The slow but steady weakening of bank regulation is continuing. Responding to legislation passed by Congress earlier this year, the Federal Reserve just voted to propose new rules for a group of banks that are large but not gigantic. Congress had called for a review of banks with assets between $100 billion and $250 billion but the Fed proposals would affect some larger ones as well. In all, 16 banks would enjoy loosened restraints.
Much of the commentary on banks focuses on mega-institutions such as Bank of America, JPMorgan Chase, Citigroup and Wells Fargo. These corporations have certainly done the most harm to the economy and whose demise would have the most dire consequences.
Yet the next tier of banks have their own track record of misconduct that argues against relaxed oversight. Some of these offenses relate directly to financial risk while others do not, but they all point to the need for more regulation rather than less. Here are examples taken from Violation Tracker.
U.S. Bancorp (total penalties in Violation Tracker: $1.2 billion): paid $453 million this year to settle Justice Department allegations that it had insufficient protections against money laundering and failed to file suspicious activity reports.
PNC Financial (total penalties: $472 million): in 2003 one of its subsidiaries paid $115 million to settle criminal charges of conspiring to violate securities laws (the deal included a deferred prosecution agreement).
Capital One (total penalties: $228 million): in 2012 one of its subsidiaries paid $165 million to settle Consumer Financial Protection Bureau (CFPB) allegations that it deployed deceptive marketing tactics in its credit card business.
Charles Schwab (total penalties: $125 million): in 2011 it paid $118 million to settle SEC allegations that it made misleading statements to clients about one of its funds.
BB&T (total penalties: $93 million): in 2016 it paid $83 million to settle Justice Department allegations it knowingly originated mortgage loans insured by the Federal Housing Administration that did not meet applicable requirements.
SunTrust (total penalties: $1.5 billion): in 2014 it settled a case brought by the CFPB, the Department of Justice, the Department of Housing and Urban Development, and attorneys general in 49 states and the District of Columbia alleging that it engaged in systemic mortgage servicing misconduct, including robo-signing and illegal foreclosure practices. The settlement required SunTrust to provide $500 million in loss-mitigation relief to underwater borrowers and pay $40 million to approximately 48,000 consumers who lost their homes to foreclosure.
American Express (total penalties: $350 million): in 2017 it paid $96 million to settle CFPB allegations of having discriminated against customers in Puerto Rico and other U.S. territories by charging higher credit card rates than in the 50 states.

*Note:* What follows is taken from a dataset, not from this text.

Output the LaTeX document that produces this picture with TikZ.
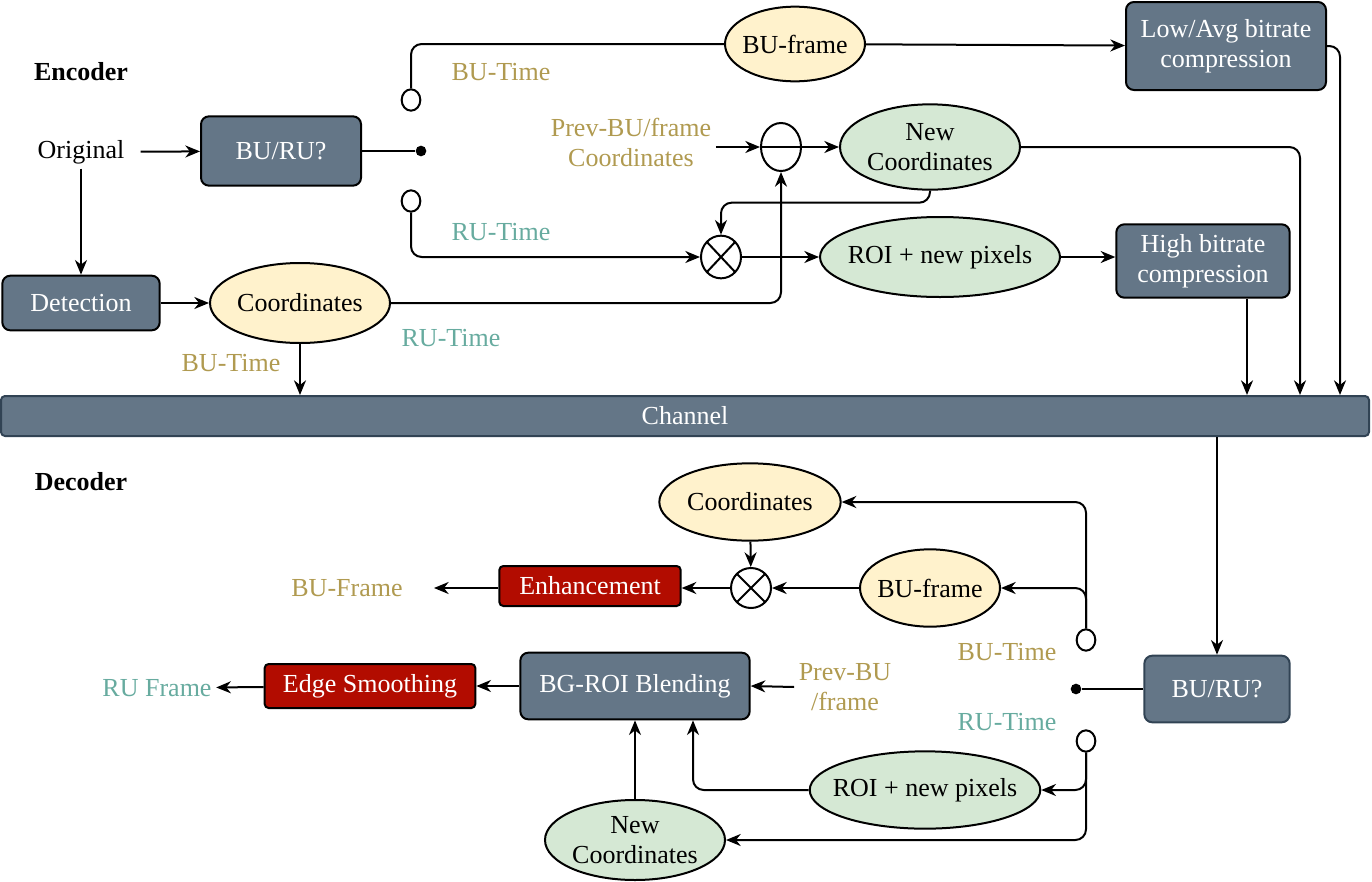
\documentclass[tikz,border=0pt]{standalone}
\usepackage{fontspec}
\setmainfont{LiberationSerif}[Extension=.ttf, UprightFont=*-Regular, BoldFont=*-Bold, ItalicFont=*-Italic, BoldItalicFont=*-BoldItalic]
\usetikzlibrary{shapes.geometric,arrows.meta,calc}

\definecolor{slate}{HTML}{647687}
\definecolor{slatedark}{HTML}{314354}
\definecolor{bubyellow}{HTML}{FFF2CC}
\definecolor{bubgreen}{HTML}{D5E8D4}
\definecolor{darkred}{HTML}{B20C00}
\definecolor{goldtxt}{HTML}{B09A50}
\definecolor{tealtxt}{HTML}{67AB9F}

\tikzset{
  box/.style={draw=black, fill=slate, text=white, rounded corners=6pt, line width=1.5pt, align=center, inner sep=2pt},
  redbox/.style={draw=black, fill=darkred, text=white, rounded corners=3pt, line width=1.5pt, align=center, inner sep=2pt},
  ybub/.style={ellipse, draw=black, fill=bubyellow, line width=1.5pt, align=center, inner xsep=-4pt, inner ysep=0pt},
  gbub/.style={ellipse, draw=black, fill=bubgreen, line width=1.5pt, align=center, inner xsep=-4pt, inner ysep=0pt},
  sw/.style={ellipse, draw=black, fill=white, line width=1.5pt, minimum width=14pt, minimum height=16pt, inner sep=0pt},
  dot/.style={circle, fill=black, minimum size=8pt, inner sep=0pt},
  mult/.style={ellipse, draw=black, fill=white, line width=1.5pt, minimum width=30pt, minimum height=32pt, inner sep=0pt,
    path picture={\draw[line width=1.5pt] (path picture bounding box.north west) -- (path picture bounding box.south east)
      (path picture bounding box.south west) -- (path picture bounding box.north east);}},
  subn/.style={ellipse, draw=black, fill=white, line width=1.5pt, minimum width=30pt, minimum height=36pt, inner sep=0pt,
    path picture={\draw[line width=1.5pt] (path picture bounding box.west) -- (path picture bounding box.east);}},
  gold/.style={text=goldtxt, align=center},
  teal/.style={text=tealtxt, align=center},
  arr/.style={line width=1.5pt, -{Stealth[length=11pt,width=9pt,inset=3.5pt]}},
  ln/.style={line width=1.5pt},
  rc/.style={rounded corners=8pt},
}

\begin{document}
\begin{tikzpicture}[x=0.75pt, y=-0.75pt, font=\fontsize{19.5}{22.5}\selectfont]
\useasboundingbox (0,0) rectangle (1372,882);

% ---------------- encoder
\node[font=\fontsize{19.5}{22.5}\selectfont\bfseries] (enclbl) at (81,72) {Encoder};
\node[inner xsep=12pt] (orig) at (81,152) {Original};
\node[box, minimum width=120pt, minimum height=52pt] (enc) at (281,151) {BU/RU?};
\node[dot] (ed) at (421,151) {};
\node[sw] (eb) at (411,100) {};
\node[sw] (er) at (411,201) {};
\node[ybub, minimum width=105pt, minimum height=56pt] (ebu) at (795,44) {BU-frame};
\node[box, minimum width=150pt, minimum height=66pt] (low) at (1226,46) {Low/Avg bitrate\\compression};
\node[gold] (prev) at (631,142) {Prev-BU/frame\\Coordinates};
\node[subn] (sub) at (781,147) {};
\node[gbub, minimum width=135pt, minimum height=64pt] (enew) at (930,147) {New\\Coordinates};
\node[mult] (emul) at (721,257) {};
\node[gbub, inner xsep=-8pt, minimum width=180pt, minimum height=60pt] (eroi) at (940,257) {ROI + new pixels};
\node[box, minimum width=130pt, minimum height=55pt] (high) at (1203,261) {High bitrate\\compression};
\node[box, minimum width=118pt, minimum height=41pt] (det) at (81,303) {Detection};
\node[ybub, minimum width=135pt, minimum height=60pt] (ecoord) at (300,303) {Coordinates};

\node[gold] (l1) at (501,72) {BU-Time};
\node[teal] (l2) at (501,232) {RU-Time};
\node[teal] (l3) at (451,338) {RU-Time};
\node[gold] (l4) at (231,363) {BU-Time};

% channel
\node[box, draw=slatedark, rounded corners=3pt, minimum width=1026pt, minimum height=30pt] (chan) at (685,416) {Channel};

\coordinate (hout) at ([xshift=33pt]high.south);
\coordinate (t3) at (1300,0);
\coordinate (t4) at (1340,0);

\draw[arr] (orig) -- (enc);
\draw[ln] (enc) -- (ed);
\draw[ln, rc] (eb.north) |- (ebu.west);
\draw[arr] (ebu) -- (low);
\draw[arr, rc] (low.east) -| (t4 |- chan.north);
\draw[arr] (prev.east |- sub.west) -- (sub.west);
\draw[arr] (sub) -- (enew);
\draw[arr, rc] (enew.east) -| (t3 |- chan.north);
\draw[arr, rc] (enew.south) -- ++(0,12) -| (emul.north);
\draw[arr, rc] (er.south) |- (emul.west);
\draw[arr] (emul) -- (eroi);
\draw[arr] (eroi.east) -- (eroi.east -| high.west);
\draw[arr] (hout) -- (hout |- chan.north);
\draw[arr] (orig) -- (det);
\draw[arr] (det) -- (ecoord);
\draw[arr, rc] (ecoord.east) -| (sub.south);
\draw[arr] (ecoord.south) -- (ecoord.south |- chan.north);

% ---------------- decoder
\node[font=\fontsize{19.5}{22.5}\selectfont\bfseries] (declbl) at (81,482) {Decoder};
\node[box, draw=slatedark, minimum width=109pt, minimum height=50pt] (dsw) at (1217,689) {BU/RU?};
\node[dot] (dd) at (1076,689) {};
\node[sw] (db) at (1086,640) {};
\node[sw] (dr) at (1086,741) {};
\node[ybub, minimum width=136pt, minimum height=58pt] (dcoord) at (750,502) {Coordinates};
\node[ybub, minimum width=105pt, minimum height=58pt] (dbu) at (930,588) {BU-frame};
\node[mult, minimum height=30pt] (dmul) at (751,588) {};
\node[redbox, minimum width=136pt, minimum height=30pt] (enh) at (590,586) {Enhancement};
\node[gold] (bufr) at (347,588) {BU-Frame};
\node[box, minimum width=172pt, minimum height=50pt] (blend) at (635,686) {BG-ROI Blending};
\node[gold] (prevd) at (845,687) {Prev-BU\\/frame};
\node[redbox, minimum width=158pt, minimum height=33pt] (edge) at (370,686) {Edge Smoothing};
\node[teal] (rufr) at (157,688) {RU Frame};
\node[gbub, inner xsep=-8pt, minimum width=172pt, minimum height=58pt] (droi) at (925,790) {ROI + new pixels};
\node[gbub, minimum width=135pt, minimum height=60pt] (dnew) at (635,840) {New\\Coordinates};

\node[gold] (l5) at (1007,652) {BU-Time};
\node[teal] (l6) at (1007,722) {RU-Time};

\coordinate (bin) at ([xshift=43.5pt]blend.south);

\draw[arr] (chan.south -| dsw) -- (dsw.north);
\draw[ln] (dsw) -- (dd);
\draw[arr, rc] (db.north) |- (dcoord.east);
\draw[arr, rc] (db.north) |- (dbu.east);
\draw[arr] (dcoord) -- (dmul);
\draw[arr] (dbu) -- (dmul);
\draw[arr] (dmul) -- (dmul -| enh.east);
\draw[arr] (enh.west |- dmul) -- ([xshift=20pt]bufr.east);
\draw[arr] (prevd.west) -- (blend.east);
\draw[arr] (blend) -- (edge);
\draw[arr] (edge) -- (rufr);
\draw[arr, rc] (dr.south) |- (droi.east);
\draw[arr, rc] (dr.south) |- (dnew.east);
\draw[arr, rc] (droi.west) -| (bin);
\draw[arr] (dnew) -- (blend);
\end{tikzpicture}
\end{document}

Ally Financial (total penalties: $668 million): in 2012 it paid $207 million to settle Federal Reserve allegations of mortgage servicing violations.
The list goes on for the remainder of the 16 banks: Citizens Financial (total penalties: $137 million), Fifth Third Bancorp ($121 million), KeyCorp ($19 million), Regions Financial ($170 million), M&T Bank ($119 million), Huntington Bancshares ($14 million) and Discover Financial Services ($232 million).
It’s interesting that the only institution on the list with a small penalty total ($203,000) is Northern Trust, which caters to corporations and wealthy individuals rather than the general public. If all the banks similar records, then perhaps some measure of deregulation might be warranted.
Yet as long as the large banks are as ethically challenged as the giant ones, they should continue to face strict oversight.